The kids get off to a bad start physically: they get sugar water or Oodles of
Noodles as infants, Froot Loops as toddlers and show up at school overweight,
undernourished, their teeth rotting.

Their academic beginnings aren't healthy, either. A segment from Chapter 3:

"Mrs. Facchine felt no small measure of distress when she asked what adding an
's' does to a noun and every face in her class went blank. Mill Milhoan was
mortified when she handed out Post-it notes for questions about friendship and
got back, "Ho do friend go yon" and "The kestos is the kmblso." One girl doesn't
know what a paragraph is; one boy asked the character trait that describes him
said, "Word." Another, asked how much is between seventeen and eighteen
answered, Four."

I hear complaints about teachers treating kids as passive vessels. Given the
school-oriented knowledge deficits these kids have and the behaviors that
actively prevent learning, more progress could be made if they were passive
vessels for a while. One teacher was baffled by a boy who farted all day and
announced, "I smell like salad." There was the boy who, complimented on his new
sneakers and said "Thanks! My mom stole them!" During sharing time, one girl
spoke of speaking to her father through the glass using a phone. One girl,
asked the meaning of "stray," said "Like a homeless person." "Is Mars a
lifetime?" One boy wanted to know. On multiple choice tests, kids answered the
questions without reading the stems and quit early, beaming to be done even
though segments of the test were unfinished. And we haven't even talked about
kids who don't know English.

Passive would be good for a while. A third grader, denied a request to see the
nurse (again), "put her face in her teacher's and said, "Excuse me. My rash
hurts. What if I die?'" Then she swung her book in front of the screen,
blocking a math problem, hopped to the side of the room, ran the faucet and
created so much tension that all the other children were distracted. "I'll have
to remove you," her teacher said. "I'll have someone remove you too!" said the
girl. Comments Perlstein at one point, "The amount of individual attention that
goes into soothing the truly dysfunctional children and keeping them in class is
extraordinary" (p. 110). Occasionally, physical restraint or a police officer's
visit was necessary (remember, we're talking mostly about kindergartners to
third graders here), but mostly through conversation which some children
required daily.

In Chapter 11, Perlstein contrasts Tyler Heights with Crofton Elementary in an
affluent development I used to admire each summer as I drove from Virginia to
the jazz joints in Manhattan, although, I wondered then why the gates were shut,
a knowledge shortcoming from my own cultural upbringing. Crofton is no longer a
gated community, but its third graders "created fairy tales on the computer,
posted staff biographies on the school's website, and wrote ten persuasive
letters. They sat in circles, discussed what they read and proofread one
another's work."

Fifth graders studied the political positions of candidates and ran a bank and
managed savings accounts. Fourth graders gave speeches on Olympic sports (some
of them had been to the Winter Games in Turin). Despite the presence of NCLB
and its obsession with reading and math, they get 45 minutes a day of science or
social studies which included maintaining a compost pile, making tortilla tepees
and sugar cube igloos, creating picture stories about Native Americans and
composing pictograph stories on faux animal hides.

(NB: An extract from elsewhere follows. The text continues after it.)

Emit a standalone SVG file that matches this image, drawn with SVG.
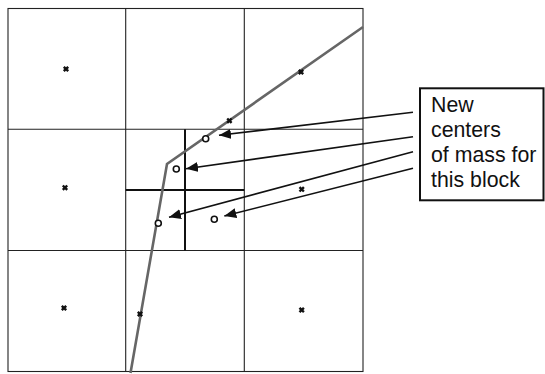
<svg xmlns="http://www.w3.org/2000/svg" width="545" height="374" viewBox="0 0 545 374">
<style>
.grid{stroke:#222;stroke-width:1.1;fill:none}
.inner{stroke:#111;stroke-width:2;fill:none}
.curve{stroke:#666;stroke-width:2.6;fill:none;stroke-linejoin:miter}
.com{fill:#fff;stroke:#111;stroke-width:1.6}
.arrow{stroke:#111;stroke-width:1.6;fill:none}
.lbl{font-family:"Liberation Sans",Arial,sans-serif;font-size:21.3px;fill:#111}
</style>
<defs>
<marker id="ah" markerUnits="userSpaceOnUse" markerWidth="14" markerHeight="12" refX="12" refY="5" orient="auto">
<path d="M0,0 L12,5 L0,10 Z" fill="#111"/>
</marker>
<path id="x" d="M-2.2,-2.2 L2.2,2.2 M-2.2,2.2 L2.2,-2.2" stroke="#111" stroke-width="2.4" fill="none"/>
</defs>
<rect width="545" height="374" fill="#fff"/>
<g id="grid">
<rect class="grid" x="8" y="8.5" width="355" height="363"/>
<line class="grid" x1="125.7" y1="8.5" x2="125.7" y2="371.5"/>
<line class="grid" x1="244.3" y1="8.5" x2="244.3" y2="371.5"/>
<line class="grid" x1="8" y1="129.3" x2="363" y2="129.3"/>
<line class="grid" x1="8" y1="250.5" x2="363" y2="250.5"/>
</g>
<g id="subdivision">
<line class="inner" x1="185" y1="129.3" x2="185" y2="250.5"/>
<line class="inner" x1="125.7" y1="190" x2="244.3" y2="190"/>
</g>
<g id="boundary">
<polyline class="curve" points="130.5,373 167,164 363,27"/>
</g>
<g id="old-centers">
<use href="#x" x="66" y="69"/>
<use href="#x" x="65" y="187.7"/>
<use href="#x" x="64" y="308"/>
<use href="#x" x="301" y="72"/>
<use href="#x" x="229.4" y="120.7"/>
<use href="#x" x="301.7" y="189.3"/>
<use href="#x" x="301.7" y="310"/>
<use href="#x" x="140" y="314"/>
</g>
<g id="new-centers">
<circle class="com" cx="205.7" cy="138.7" r="3"/>
<circle class="com" cx="176.3" cy="169" r="3"/>
<circle class="com" cx="158.3" cy="223.3" r="3"/>
<circle class="com" cx="214.3" cy="219.3" r="3"/>
</g>
<g id="label">
<rect x="420" y="88.3" width="123.5" height="112" fill="#fff" stroke="#111" stroke-width="2"/>
<text class="lbl" x="431" y="111.5">New</text>
<text class="lbl" x="431" y="136.5">centers</text>
<text class="lbl" x="431" y="161.5">of mass for</text>
<text class="lbl" x="431" y="186.5">this block</text>
</g>
<g id="connectors">
<line class="arrow" x1="413" y1="112.3" x2="219" y2="135.3" marker-end="url(#ah)"/>
<line class="arrow" x1="413" y1="136.7" x2="186" y2="168.7" marker-end="url(#ah)"/>
<line class="arrow" x1="413" y1="151.7" x2="169" y2="217.3" marker-end="url(#ah)"/>
<line class="arrow" x1="413" y1="168.3" x2="224.3" y2="216" marker-end="url(#ah)"/>
</g>
</svg>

Perlstein observes that NCLB and the standards movement, designed to reduce the
disparities between rich and poor has actually increased it. "The practice of
focusing on the tested subjects of reading and math at the expense of a
well-rounded curriculum is far more prevalent where children are poor and
minority" (p. 136) (I discussed this also in "Revenge of the Liberal Arts?"
August 15, and "Growing an Achievement Gap", July 15). Says Perlstein,
"President Bush, in introducing NCLB, vowed to banish the 'soft bigotry of low
expectations' for the nation's disadvantaged children. To condemn them to a
rudimentary education in the name of improvement is bigotry too."

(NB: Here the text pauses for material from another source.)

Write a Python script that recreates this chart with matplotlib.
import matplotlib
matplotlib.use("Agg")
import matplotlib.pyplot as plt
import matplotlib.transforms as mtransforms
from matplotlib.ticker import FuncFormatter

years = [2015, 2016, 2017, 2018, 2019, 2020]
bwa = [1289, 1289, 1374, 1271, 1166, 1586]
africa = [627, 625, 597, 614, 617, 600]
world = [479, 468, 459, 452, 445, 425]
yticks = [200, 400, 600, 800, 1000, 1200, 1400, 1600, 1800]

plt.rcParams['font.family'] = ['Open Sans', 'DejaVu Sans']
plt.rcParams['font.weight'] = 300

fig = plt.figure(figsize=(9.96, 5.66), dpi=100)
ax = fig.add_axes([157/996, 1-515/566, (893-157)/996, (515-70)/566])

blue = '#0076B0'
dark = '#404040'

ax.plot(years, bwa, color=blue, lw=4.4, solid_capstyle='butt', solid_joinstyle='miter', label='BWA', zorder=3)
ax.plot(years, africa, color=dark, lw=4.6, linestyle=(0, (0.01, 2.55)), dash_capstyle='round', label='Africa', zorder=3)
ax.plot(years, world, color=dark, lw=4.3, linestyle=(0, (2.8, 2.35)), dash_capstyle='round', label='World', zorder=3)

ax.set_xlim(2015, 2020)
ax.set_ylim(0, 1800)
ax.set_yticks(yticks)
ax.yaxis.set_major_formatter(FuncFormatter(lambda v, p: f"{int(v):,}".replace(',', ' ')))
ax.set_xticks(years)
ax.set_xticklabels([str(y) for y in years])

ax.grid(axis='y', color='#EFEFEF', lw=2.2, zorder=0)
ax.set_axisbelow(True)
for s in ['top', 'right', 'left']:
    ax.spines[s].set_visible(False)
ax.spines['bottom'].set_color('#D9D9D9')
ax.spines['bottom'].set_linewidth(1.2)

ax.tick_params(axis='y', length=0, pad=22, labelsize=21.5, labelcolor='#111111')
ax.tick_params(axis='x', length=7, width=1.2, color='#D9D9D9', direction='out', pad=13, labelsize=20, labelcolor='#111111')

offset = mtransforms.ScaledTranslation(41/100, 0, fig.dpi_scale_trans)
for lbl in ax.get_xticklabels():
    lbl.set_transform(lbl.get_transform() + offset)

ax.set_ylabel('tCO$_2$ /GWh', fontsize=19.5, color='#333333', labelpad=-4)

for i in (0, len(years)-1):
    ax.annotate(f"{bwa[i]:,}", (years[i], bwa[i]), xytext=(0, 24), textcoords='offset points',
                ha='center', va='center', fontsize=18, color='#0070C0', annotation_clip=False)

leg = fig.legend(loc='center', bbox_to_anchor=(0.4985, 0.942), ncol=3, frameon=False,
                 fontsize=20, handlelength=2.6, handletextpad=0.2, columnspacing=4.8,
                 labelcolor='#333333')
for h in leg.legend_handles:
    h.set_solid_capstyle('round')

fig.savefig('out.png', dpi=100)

Crofton kids arrive as kindergartners knowing their numbers and letters. Many
can read. "Middle class students see every day how schooling relates positively
to the riches of everyday life. They see this through their parents' jobs.
They see this through travel and cultural exposure that extends beyond the Chuck
E. Cheese's-shopping mall-television circuit that narrowly bounds the
experiences of many children at Tyler Heights. This exposure fuels motivation."
(p. 137). Kids at Tyler Heights get many, many external rewards for doing what
they are supposed to. Crofton kids don't get any. Crofton doesn't even have an
honor roll. Tyler Heights is about prepping for the state test (even though the
teachers hate to). Crofton is about knowledge.

These are only brief snap shots of life at Tyler Heights where Perlstein paints
the teachers and, especially the principal, as pretty damn heroic. You might
want to show them to the next person who tells you "poverty is no excuse."